Oshiomhole, APC primaries, allegations and DSS – New Telegraph

The National Chairman of the All Progressives Congress (APC), Comrade Adams Oshiomhole, has in the past few weeks been in the public glare over the manner the primaries of the party were conducted. The party chairman, who came to office in June this year, has been battling forces within the party, who lost out in the new power equation, either by denial of their direct ambitions or those of their cronies, their anointed candidates or stooges.
Along the way, several allegations were made between some governors and Oshiomhole. From Rivers to Imo, Enugu to Adamawa, Zamfara to Ogun, issues abound with the handling of the primaries of the party and the submission of candidates’ list to the Independent National Electoral Commission (INEC).
But a scary twist was added to the intra-party feud two weeks ago, when it emerged that the Department of State Services (DSS) had quizzed the party chairman over the primary elections. Although the DSS and even the APC initially denied the questioning, facts emerged later, even from Oshiomhole himself that the secret police actually questioned him about the primaries.
There are insinuations of collection of bribes by the chairman from some candidates and politicians from the primaries. Oshiomhole has denied collecting bribes. We do not have the facts of the matter.
But we are worried about the involvement of the DSS in the party matter. From what we know, the DSS is an agency saddled with the responsibility of taking care of the internal security of the country. It is neither the Economic and Financial Crimes Commission (EFCC) nor the Independent Corrupt Practices and Other Related Offences Commission (ICPC), which were set up to take care of financial malpractices. The main job of the DSS is to protect the country from domestic threats and uphold and enforce the criminal laws of the country as well as protecting the president, the state governors and other top government officials as may be deemed fit.
Although it could be argued that Oshiomhole, being the national chairman of the ruling party at the centre is a prominent figure, we fail to establish the nexus between his activities and the invitation by the DSS. We ask: Did the conduct of the primaries of the APC and all the undercurrents between Oshiomhole and the governors constitute a threat to internal security of the country? If there were allegations of bribery against the party chairman, was it within the purview of the DSS that such investigations fell into? Couldn’t the DSS have passed the intelligence to the EFCC or ICPC to investigate and prosecute the chairman? Who authorised the action of the DSS?
There are many questions that demand answers but we believe that every security agency or institution of government should stick to its core duties within the rule of law. That is the only way to sustain the democratic process.
It is difficult to forget so soon, the activities of the DSS at the National Assembly, which consumed the then Director General of the agency, Lawan Daura and caused him his job. Overzealousness!
Quite recently, the same overzealousness has been shown by different security agencies. The invasion of the houses of the Senate President, Bukola Saraki and his deputy, Ike Ekweremadu by the DSS, police and the EFCC comes to mind.
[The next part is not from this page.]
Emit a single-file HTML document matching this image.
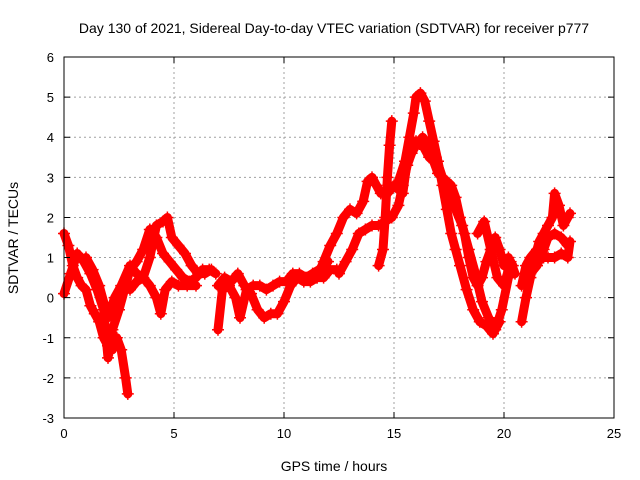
<!DOCTYPE html>
<html><head><meta charset="utf-8"><style>
body{margin:0;background:#fff}
svg{display:block;font-family:"Liberation Sans",sans-serif}
</style></head><body>
<svg id="chart" width="640" height="480">
<rect width="640" height="480" fill="#fff"/>
<text x="334" y="33" font-size="14" text-anchor="middle">Day 130 of 2021, Sidereal Day-to-day VTEC variation (SDTVAR) for receiver p777</text>
<text x="334" y="471" font-size="14" text-anchor="middle">GPS time / hours</text>
<text x="18" y="238" font-size="14" text-anchor="middle" transform="rotate(-90 18 238)">SDTVAR / TECUs</text>
<g id="grid"></g><g id="marks"></g><g id="axes"></g>
</svg>
<script>
const xTicks=[0,5,10,15,20,25];
const yTicks=[-3,-2,-1,0,1,2,3,4,5,6];
const track1=[[0,1.6],[0.2,1.3],[0.4,0.8],[0.6,0.5],[0.8,0.3],[1.0,0.2],[1.2,-0.2],[1.4,-0.4],[1.6,-0.6],[1.8,-1.0],[2.0,-1.2],[2.2,-1.3],[2.4,-1.0],[2.6,-1.3],[2.8,-2.0],[2.9,-2.4]];
const track2=[[0,0.1],[0.3,0.6],[0.6,1.1],[0.9,0.9],[1.2,0.6],[1.5,0.2],[1.8,-0.3],[2.0,-1.5],[2.2,-0.8],[2.5,-0.3],[2.8,0.3],[3.0,0.7],[3.3,0.9],[3.6,1.2],[3.9,1.7],[4.2,1.5],[4.5,1.1],[4.8,0.9],[5.1,0.7],[5.4,0.5],[5.7,0.4],[6.0,0.5],[6.3,0.7],[6.6,0.7],[6.9,0.6]];
const track3=[[1.0,1.0],[1.3,0.7],[1.6,0.3],[2.0,-0.5],[2.3,0.0],[2.6,0.3],[3.0,0.8],[3.3,0.6],[3.6,0.5],[3.9,1.0],[4.2,1.8],[4.5,1.9],[4.7,2.0],[4.9,1.5],[5.2,1.3],[5.5,1.1],[5.8,0.8],[6.1,0.6],[6.4,0.6],[6.7,0.7]];
const track4=[[3.0,0.2],[3.3,0.4],[3.6,0.5],[3.9,0.3],[4.2,0.0],[4.4,-0.4],[4.6,0.2],[4.9,0.4],[5.2,0.3],[5.6,0.3],[6.0,0.3]];
const track5=[[7.0,-0.8],[7.2,0.2],[7.5,0.3],[7.8,0.0],[8.0,-0.5],[8.3,0.2],[8.6,0.3],[8.9,0.3],[9.2,0.2],[9.5,0.3],[9.8,0.4],[10.1,0.4],[10.4,0.6],[10.7,0.6],[11.0,0.5],[11.3,0.6],[11.6,0.7],[12.0,0.9]];
const track6=[[7.0,0.3],[7.3,0.5],[7.6,0.4],[7.9,0.6],[8.2,0.3],[8.5,0.1],[8.8,-0.3],[9.1,-0.5],[9.4,-0.4],[9.7,-0.4],[10.0,-0.1],[10.3,0.3],[10.6,0.5],[10.9,0.4],[11.2,0.4],[11.5,0.5],[11.8,0.5],[12.1,0.7],[12.4,0.7]];
const track7=[[11.5,0.5],[11.8,0.9],[12.1,1.3],[12.4,1.6],[12.7,2.0],[13.0,2.2],[13.3,2.1],[13.6,2.4],[13.8,2.9],[14.0,3.0],[14.2,2.8],[14.4,2.6],[14.7,2.6],[15.0,2.8],[15.2,2.7],[15.4,2.6],[15.6,3.4],[15.8,3.8],[16.0,3.9],[16.2,3.9],[16.4,3.7],[16.6,3.5],[16.8,3.4],[17.0,3.1],[17.2,3.0],[17.4,2.9],[17.6,2.8],[17.8,2.5],[18.0,2.0],[18.2,1.6],[18.4,1.0],[18.6,0.5],[18.8,0.3],[19.0,0.5],[19.2,0.9],[19.4,1.2],[19.6,1.5],[19.8,1.2],[20.0,0.8],[20.2,1.0]];
const track8=[[12.5,0.6],[12.8,0.9],[13.1,1.2],[13.4,1.6],[13.7,1.7],[14.0,1.8],[14.3,1.8],[14.6,1.9],[14.9,2.0],[15.2,2.3],[15.4,2.8],[15.6,3.3],[15.8,3.6],[16.0,3.8],[16.3,4.0],[16.6,3.8],[16.9,3.5],[17.2,3.0],[17.5,2.5],[17.8,2.2],[18.1,1.8],[18.4,1.2],[18.7,0.6],[19.0,-0.1],[19.3,-0.5],[19.6,-0.8],[19.9,-0.3],[20.2,0.5],[20.4,0.8]];
const track9=[[15.2,2.9],[15.5,3.4],[15.7,4.0],[15.9,4.6],[16.0,5.0],[16.2,5.1],[16.4,4.9],[16.6,4.4],[16.8,3.9],[17.0,3.4],[17.2,2.8],[17.4,2.2],[17.6,1.6],[17.8,1.2],[18.0,0.8],[18.3,0.2],[18.6,-0.3],[18.9,-0.6],[19.2,-0.7],[19.5,-0.9],[19.8,-0.6]];
const track10=[[14.3,0.8],[14.5,1.2],[14.6,2.0],[14.7,3.0],[14.8,3.8],[14.9,4.4]];
const track11=[[20.8,-0.6],[21.0,0.0],[21.2,0.5],[21.4,1.0],[21.6,1.4],[21.8,1.6],[22.0,1.8],[22.2,2.0],[22.3,2.6],[22.5,2.3],[22.7,1.8],[22.9,2.0],[23.0,2.1]];
const track12=[[20.8,0.3],[21.0,0.8],[21.2,1.0],[21.5,1.2],[21.8,1.0],[22.0,1.0],[22.3,1.0],[22.6,1.1],[22.9,1.0],[23.0,1.4]];
const track13=[[21.2,0.6],[21.5,0.8],[21.8,1.2],[22.0,1.5],[22.3,1.6],[22.6,1.5],[22.9,1.3]];
const track14=[[18.8,1.6],[19.1,1.9],[19.4,1.2],[19.7,0.5],[20.0,0.3],[20.3,0.9],[20.5,0.6]];
const tracks=[track1,track2,track3,track4,track5,track6,track7,track8,track9,track10,track11,track12,track13,track14];

const L=64,R=614,T=57,B=418,xMin=0,xMax=25,yMin=-3,yMax=6;
const xs=v=>L+(v-xMin)/(xMax-xMin)*(R-L);
const ys=v=>B-(v-yMin)/(yMax-yMin)*(B-T);
const NS='http://www.w3.org/2000/svg';
function mk(tag,attrs,parent){const e=document.createElementNS(NS,tag);for(const k in attrs)e.setAttribute(k,attrs[k]);parent.appendChild(e);return e;}
const grid=document.getElementById('grid'),marks=document.getElementById('marks'),axes=document.getElementById('axes');
xTicks.forEach(t=>{
  const x=xs(t);
  if(t>xMin&&t<xMax){const g=mk('line',{x1:x,x2:x,y1:T,y2:B,stroke:'#a0a0a0','stroke-dasharray':'2,3'},grid);
  
  }
  const tk=mk('path',{d:`M${x},${B}v-6M${x},${T}v6`,stroke:'#000'},axes);
  
  
  const lb=mk('text',{x:x,y:B+20,'font-size':13,'text-anchor':'middle'},axes);lb.textContent=t;
  
  
});
yTicks.forEach(t=>{
  const y=ys(t);
  if(t>yMin&&t<yMax){const g=mk('line',{x1:L,x2:R,y1:y,y2:y,stroke:'#a0a0a0','stroke-dasharray':'2,3'},grid);
  
  }
  const tk=mk('path',{d:`M${L},${y}h6M${R},${y}h-6`,stroke:'#000'},axes);
  
  
  const lb=mk('text',{x:L-10,y:y+5,'font-size':13,'text-anchor':'end'},axes);lb.textContent=t;
  
  
});
const fr=mk('rect',{x:L,y:T,width:R-L,height:B-T,fill:'none',stroke:'#000'},axes);


tracks.forEach((tr,i)=>{
  const pl=mk('polyline',{points:tr.map(p=>xs(p[0])+','+ys(p[1])).join(' '),fill:'none',stroke:'#f00','stroke-width':9,'stroke-linejoin':'round','stroke-linecap':'round'},marks);
  
  
  tr.forEach(p=>{
    const x=xs(p[0]),y=ys(p[1]);
    const m=mk('path',{d:`M${x-6},${y}h12M${x},${y-6}v12`,stroke:'#f00','stroke-width':1.5},marks);
    
    
  });
});
</script>
</body></html>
Much as we subscribe to the belief that nobody is above the law, we are strongly of the view that the laws of the land clearly define the rules of engagement for all the government agencies, be it security, executive, legislature or even the judiciary.
The mere allegations by some state governors, who obviously are aggrieved that their desire to lord their wish over their whole state and party apparatus failed cannot be taken very seriously. We know for a fact that a good political party is supposed to check arbitrariness on the part of its members, governors and presidents inclusive.
We concede the fact that we do not have the information at the disposal of the DSS. We also concede that we do not know the motivation for the questioning. There is no doubt that the agency possesses superior information and might feel that a major crisis in the APC might threaten the internal security of the country. But we think that whatever information, intelligence or briefs the DSS had received would be better passed to the EFCC or ICPC to do their duty as permitted by the Acts and laws setting them up.
The matter in the APC is internal to the party. The names of candidates have been submitted and INEC has published names of such candidates for elections. Whatever that is left is now left for the parties and their stakeholders to iron out within. But if there is a petition against Oshiomhole, we believe very strongly that the EFCC and the ICPC should be called in to attend to such in line with their duties.
We are aware that just last week, different groups protested in Abuja to the ICPC, calling for the investigation of the chairman. That is where the complaints should go to not the DSS. We, therefore, advocate that security agencies should eschew overzealousness in order to protect the democratic process.